Nível de melatonina pode indicar grau de malignidade de tumores

Quanto maior a produção de melatonina pelas células tumorais, menos agressiva é a doença, aponta pesquisa feita na USP

Amostra de tecido (ao fundo) e molécula de melatonina – Fotomontagem sobre imagens Wikimedia Commons

Avaliar a capacidade das células tumorais de produzir o hormônio melatonina pode se tornar uma estratégia inovadora de medir o grau de malignidade em alguns tipos de câncer, entre eles tumores do sistema nervoso central, pulmão, intestino, pâncreas e bexiga.

Em estudos conduzidos no Instituto de Biociências (IB) da USP, o grupo coordenado pela professora Regina Pekelmann Markus mostrou que, nesses casos, o nível de expressão dos genes codificadores das enzimas que sintetizam e degradam melatonina permite predizer que tumores menos agressivos produzem maior quantidade desse hormônio.

As análises revelaram ainda que a maior produção local se correlacionava com uma maior sobrevida dos pacientes. “Estamos agora avaliando em parceria com o professor Valtencir Zucolotto, da USP de São Carlos, a possibilidade de criar um kit para medir o nível de melatonina em amostras de tecido tumoral obtidas por biópsia. Além de auxiliar no prognóstico da doença, a tecnologia abriria caminho para novas abordagens terapêuticas”, disse Markus à Agência FAPESP.

Os trabalhos da pesquisadora com melatonina tiveram início ainda nos anos 1990. Por meio de estudo com roedores, ela demonstrou que o hormônio que sinaliza para o organismo que está escuro e, portanto, é hora de descansar, poderia ser produzido em outros locais do organismo além da glândula pineal, situada dentro do cérebro, como até então era conhecido.

Demonstrou ainda a importância da produção periférica de melatonina na regulação de processos inflamatórios em diferentes contextos fisiológicos e fisiopatológicos.

Grupo do IB-USP mostrou que, em alguns tipos de câncer, quanto maior é a produção de melatonina pelas células tumorais menos agressiva é a doença e maior o tempo de sobrevida do paciente – Imagem: Regina P. Markus via Agência Fapesp (traduzido)
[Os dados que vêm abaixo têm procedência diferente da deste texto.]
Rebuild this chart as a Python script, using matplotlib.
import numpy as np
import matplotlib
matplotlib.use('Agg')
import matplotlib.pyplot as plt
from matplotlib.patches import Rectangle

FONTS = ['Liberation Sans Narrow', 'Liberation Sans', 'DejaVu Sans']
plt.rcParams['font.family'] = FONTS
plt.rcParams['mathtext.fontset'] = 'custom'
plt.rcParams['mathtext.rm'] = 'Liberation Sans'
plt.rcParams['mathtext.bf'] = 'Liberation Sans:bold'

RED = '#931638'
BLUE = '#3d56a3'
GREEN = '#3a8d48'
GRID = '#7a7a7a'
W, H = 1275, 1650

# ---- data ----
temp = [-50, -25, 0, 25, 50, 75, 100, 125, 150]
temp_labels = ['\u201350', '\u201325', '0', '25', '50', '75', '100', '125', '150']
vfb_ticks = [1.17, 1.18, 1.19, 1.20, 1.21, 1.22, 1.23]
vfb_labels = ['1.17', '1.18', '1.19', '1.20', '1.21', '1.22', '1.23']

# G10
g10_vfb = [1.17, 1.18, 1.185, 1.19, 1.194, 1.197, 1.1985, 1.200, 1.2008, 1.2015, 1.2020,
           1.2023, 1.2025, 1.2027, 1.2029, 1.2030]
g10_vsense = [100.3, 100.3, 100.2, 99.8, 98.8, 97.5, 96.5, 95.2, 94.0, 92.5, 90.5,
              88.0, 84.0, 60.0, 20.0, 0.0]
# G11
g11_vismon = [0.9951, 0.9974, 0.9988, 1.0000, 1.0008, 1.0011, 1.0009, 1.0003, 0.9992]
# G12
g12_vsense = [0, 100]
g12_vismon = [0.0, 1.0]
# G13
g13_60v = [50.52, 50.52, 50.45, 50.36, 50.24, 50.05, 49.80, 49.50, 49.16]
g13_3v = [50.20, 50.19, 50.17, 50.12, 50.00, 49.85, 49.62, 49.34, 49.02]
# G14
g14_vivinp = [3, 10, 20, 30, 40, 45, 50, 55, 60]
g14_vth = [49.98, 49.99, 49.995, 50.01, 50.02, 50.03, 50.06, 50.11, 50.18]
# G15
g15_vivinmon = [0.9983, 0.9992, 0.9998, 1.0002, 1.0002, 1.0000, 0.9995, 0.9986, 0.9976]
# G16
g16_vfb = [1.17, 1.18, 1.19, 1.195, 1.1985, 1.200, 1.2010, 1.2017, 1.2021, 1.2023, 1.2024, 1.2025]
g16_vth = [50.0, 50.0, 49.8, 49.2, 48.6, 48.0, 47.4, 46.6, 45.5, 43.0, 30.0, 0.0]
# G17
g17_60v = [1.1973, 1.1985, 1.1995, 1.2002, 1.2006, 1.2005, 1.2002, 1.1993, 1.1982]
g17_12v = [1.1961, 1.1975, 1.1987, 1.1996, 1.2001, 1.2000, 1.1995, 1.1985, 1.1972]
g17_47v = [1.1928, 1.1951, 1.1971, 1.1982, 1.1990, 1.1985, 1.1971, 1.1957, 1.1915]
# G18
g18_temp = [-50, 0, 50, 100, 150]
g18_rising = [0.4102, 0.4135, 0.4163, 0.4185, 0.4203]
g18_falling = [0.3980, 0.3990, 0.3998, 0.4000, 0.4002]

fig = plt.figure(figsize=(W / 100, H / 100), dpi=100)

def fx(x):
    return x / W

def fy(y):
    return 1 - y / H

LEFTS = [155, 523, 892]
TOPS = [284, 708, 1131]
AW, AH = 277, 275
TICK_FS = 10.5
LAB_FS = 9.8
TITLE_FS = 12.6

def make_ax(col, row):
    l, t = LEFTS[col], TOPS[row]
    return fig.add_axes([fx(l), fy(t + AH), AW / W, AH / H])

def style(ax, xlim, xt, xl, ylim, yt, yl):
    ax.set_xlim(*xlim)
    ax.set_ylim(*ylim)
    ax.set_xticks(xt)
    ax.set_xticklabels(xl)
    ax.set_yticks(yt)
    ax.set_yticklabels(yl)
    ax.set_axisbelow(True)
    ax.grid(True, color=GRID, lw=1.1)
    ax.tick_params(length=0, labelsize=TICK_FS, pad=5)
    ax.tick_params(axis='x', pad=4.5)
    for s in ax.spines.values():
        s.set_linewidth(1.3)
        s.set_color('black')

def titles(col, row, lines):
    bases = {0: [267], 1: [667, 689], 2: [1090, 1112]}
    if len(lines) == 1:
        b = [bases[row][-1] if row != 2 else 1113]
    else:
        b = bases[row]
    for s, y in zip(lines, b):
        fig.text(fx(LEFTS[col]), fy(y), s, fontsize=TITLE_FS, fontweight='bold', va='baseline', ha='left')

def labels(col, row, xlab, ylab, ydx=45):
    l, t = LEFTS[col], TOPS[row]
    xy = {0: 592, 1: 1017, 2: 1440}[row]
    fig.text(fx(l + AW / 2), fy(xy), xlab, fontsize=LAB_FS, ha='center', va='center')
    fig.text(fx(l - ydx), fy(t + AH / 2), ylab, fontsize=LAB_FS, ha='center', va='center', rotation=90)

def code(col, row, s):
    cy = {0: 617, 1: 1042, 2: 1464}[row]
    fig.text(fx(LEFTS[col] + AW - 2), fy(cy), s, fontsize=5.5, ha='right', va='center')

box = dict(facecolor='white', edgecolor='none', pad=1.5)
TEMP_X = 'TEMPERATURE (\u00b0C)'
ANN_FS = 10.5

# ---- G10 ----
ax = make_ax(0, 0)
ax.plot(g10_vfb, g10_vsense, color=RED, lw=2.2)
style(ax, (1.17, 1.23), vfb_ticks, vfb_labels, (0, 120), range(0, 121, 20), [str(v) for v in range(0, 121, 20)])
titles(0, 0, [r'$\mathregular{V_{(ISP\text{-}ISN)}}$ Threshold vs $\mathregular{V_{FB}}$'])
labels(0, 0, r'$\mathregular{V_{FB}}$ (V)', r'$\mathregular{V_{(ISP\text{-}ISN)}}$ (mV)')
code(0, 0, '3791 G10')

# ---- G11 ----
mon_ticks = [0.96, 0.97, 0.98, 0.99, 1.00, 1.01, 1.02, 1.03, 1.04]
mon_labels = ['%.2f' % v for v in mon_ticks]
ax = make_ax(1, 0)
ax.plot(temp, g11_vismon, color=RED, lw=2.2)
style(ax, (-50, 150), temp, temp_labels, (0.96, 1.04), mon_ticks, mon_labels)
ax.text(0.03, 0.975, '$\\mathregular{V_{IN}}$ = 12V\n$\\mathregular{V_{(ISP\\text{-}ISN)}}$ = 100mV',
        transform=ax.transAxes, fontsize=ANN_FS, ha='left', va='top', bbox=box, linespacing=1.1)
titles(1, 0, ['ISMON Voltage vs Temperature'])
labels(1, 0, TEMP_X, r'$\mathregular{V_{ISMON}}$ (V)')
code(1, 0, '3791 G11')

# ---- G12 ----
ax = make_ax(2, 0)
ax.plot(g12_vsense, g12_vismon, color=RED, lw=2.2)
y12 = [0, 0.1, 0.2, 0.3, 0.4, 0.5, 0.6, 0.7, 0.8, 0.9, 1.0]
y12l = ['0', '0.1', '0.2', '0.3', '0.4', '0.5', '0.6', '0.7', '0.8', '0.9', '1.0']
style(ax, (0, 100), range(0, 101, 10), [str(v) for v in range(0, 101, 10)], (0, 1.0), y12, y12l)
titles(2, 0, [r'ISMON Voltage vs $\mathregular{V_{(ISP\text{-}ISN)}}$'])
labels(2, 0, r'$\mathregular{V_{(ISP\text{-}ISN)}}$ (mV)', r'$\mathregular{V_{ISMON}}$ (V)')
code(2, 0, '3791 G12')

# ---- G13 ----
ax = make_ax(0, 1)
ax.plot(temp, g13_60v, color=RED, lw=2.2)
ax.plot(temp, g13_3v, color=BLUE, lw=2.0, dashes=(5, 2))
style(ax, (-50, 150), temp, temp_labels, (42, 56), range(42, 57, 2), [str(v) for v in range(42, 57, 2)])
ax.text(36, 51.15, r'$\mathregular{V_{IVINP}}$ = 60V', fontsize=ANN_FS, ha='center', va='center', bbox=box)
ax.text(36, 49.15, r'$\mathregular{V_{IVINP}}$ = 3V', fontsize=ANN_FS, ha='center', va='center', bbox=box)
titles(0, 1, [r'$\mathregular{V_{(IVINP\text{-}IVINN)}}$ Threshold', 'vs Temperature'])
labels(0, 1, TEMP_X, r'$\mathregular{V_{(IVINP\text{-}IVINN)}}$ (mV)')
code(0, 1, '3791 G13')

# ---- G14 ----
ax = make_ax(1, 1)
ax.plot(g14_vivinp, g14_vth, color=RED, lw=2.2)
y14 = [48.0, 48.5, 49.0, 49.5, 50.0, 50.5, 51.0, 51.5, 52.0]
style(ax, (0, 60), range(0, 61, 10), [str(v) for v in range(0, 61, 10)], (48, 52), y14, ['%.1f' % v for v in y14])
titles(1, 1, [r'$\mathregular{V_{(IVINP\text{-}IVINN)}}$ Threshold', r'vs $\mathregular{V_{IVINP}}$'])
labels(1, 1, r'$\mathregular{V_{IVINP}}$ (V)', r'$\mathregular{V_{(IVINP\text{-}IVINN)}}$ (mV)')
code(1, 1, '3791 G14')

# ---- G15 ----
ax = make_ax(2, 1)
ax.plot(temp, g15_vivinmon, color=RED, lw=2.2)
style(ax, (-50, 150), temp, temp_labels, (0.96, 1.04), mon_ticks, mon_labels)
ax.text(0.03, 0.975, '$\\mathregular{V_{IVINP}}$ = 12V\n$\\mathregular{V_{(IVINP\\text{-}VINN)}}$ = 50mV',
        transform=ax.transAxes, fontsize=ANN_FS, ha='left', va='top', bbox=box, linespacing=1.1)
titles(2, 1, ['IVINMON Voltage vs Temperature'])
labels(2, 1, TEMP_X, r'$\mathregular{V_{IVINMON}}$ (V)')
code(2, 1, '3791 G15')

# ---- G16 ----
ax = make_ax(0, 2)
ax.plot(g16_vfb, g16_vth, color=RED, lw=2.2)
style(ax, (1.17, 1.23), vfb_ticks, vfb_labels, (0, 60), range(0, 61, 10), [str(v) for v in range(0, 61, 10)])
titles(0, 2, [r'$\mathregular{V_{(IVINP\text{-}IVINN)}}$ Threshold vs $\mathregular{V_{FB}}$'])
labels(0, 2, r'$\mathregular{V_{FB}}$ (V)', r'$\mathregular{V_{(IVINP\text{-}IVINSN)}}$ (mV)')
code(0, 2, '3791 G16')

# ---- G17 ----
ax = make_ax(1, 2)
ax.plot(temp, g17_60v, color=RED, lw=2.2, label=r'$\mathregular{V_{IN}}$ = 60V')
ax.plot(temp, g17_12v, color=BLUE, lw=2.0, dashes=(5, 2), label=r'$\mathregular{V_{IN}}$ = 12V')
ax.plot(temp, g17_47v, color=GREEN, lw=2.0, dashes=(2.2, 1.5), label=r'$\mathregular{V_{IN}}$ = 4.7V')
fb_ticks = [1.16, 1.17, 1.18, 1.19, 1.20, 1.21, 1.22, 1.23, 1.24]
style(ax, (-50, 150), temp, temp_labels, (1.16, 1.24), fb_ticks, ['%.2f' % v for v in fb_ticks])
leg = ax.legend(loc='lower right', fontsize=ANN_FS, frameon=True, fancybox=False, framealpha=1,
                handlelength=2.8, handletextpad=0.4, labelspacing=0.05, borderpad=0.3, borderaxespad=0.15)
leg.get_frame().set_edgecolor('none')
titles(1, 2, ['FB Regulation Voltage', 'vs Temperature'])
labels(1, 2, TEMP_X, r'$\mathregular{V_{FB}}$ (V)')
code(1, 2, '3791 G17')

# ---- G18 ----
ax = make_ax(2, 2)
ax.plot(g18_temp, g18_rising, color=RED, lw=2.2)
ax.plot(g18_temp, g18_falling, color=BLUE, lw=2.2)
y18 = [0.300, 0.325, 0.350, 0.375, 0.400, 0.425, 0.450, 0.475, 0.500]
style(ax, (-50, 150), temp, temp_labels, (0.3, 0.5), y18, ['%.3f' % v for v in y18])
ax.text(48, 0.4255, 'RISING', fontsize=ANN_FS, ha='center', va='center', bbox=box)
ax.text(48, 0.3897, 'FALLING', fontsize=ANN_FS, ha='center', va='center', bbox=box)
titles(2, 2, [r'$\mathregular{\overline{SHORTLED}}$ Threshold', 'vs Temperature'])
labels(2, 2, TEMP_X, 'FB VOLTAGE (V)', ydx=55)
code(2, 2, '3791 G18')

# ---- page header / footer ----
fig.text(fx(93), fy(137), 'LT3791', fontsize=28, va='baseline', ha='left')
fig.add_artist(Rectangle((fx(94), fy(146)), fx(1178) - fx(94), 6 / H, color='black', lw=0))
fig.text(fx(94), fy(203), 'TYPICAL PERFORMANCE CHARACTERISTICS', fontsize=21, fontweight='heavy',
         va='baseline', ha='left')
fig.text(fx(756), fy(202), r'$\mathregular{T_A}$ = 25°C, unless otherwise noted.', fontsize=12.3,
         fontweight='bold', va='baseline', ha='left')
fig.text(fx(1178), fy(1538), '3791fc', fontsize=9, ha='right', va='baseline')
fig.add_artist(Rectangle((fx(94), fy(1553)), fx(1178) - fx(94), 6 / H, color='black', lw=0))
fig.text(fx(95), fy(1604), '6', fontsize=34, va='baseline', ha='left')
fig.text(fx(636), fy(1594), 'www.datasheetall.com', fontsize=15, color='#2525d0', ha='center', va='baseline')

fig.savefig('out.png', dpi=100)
“Mostramos inicialmente em roedores que, quando há um estímulo inflamatório em um tecido periférico e o sistema imune precisa montar uma resposta de defesa, como diante de uma infecção bacteriana, por exemplo, ocorre o bloqueio da síntese de melatonina pela pineal. Como esse hormônio impede a migração das células de defesa da corrente sanguínea para o local da infecção, a sua redução é essencial para que as células imunes atinjam o local agredido”, disse Markus. A pesquisadora abordou o tema em apresentação no dia 10 de maio no congresso Next Frontiers to Cure Cancer, promovido pelo A.C.Camargo Cancer Center em São Paulo.

Depois que a ameaça é reduzida, as próprias células de defesa passam a secretar melatonina no tecido afetado para evitar danos desnecessários. Em seguida, o organismo deve retornar à condição normal, ou seja, cessar a produção periférica de melatonina e restaurar a produção no sistema nervoso central.

A essa comunicação bidirecional entre a glândula pineal e o sistema imune o grupo da USP chamou de eixo imune-pineal. Trabalhos posteriores revelaram que a transição entre a síntese pineal e extrapineal de melatonina é regulada por um complexo proteico chamado NF-κB (fator nuclear kappa B), um conhecido mediador inflamatório.

Uma revisão sobre o tema, reunindo os principais achados de mais de 20 anos de pesquisa, foi publicada em 2017 no British Journal of Pharmacology. Entre os autores principais, além de Markus, estão Pedro Augusto Carlos Magno Fernandes e Gabriela Sarti Kinker, ambos do IB.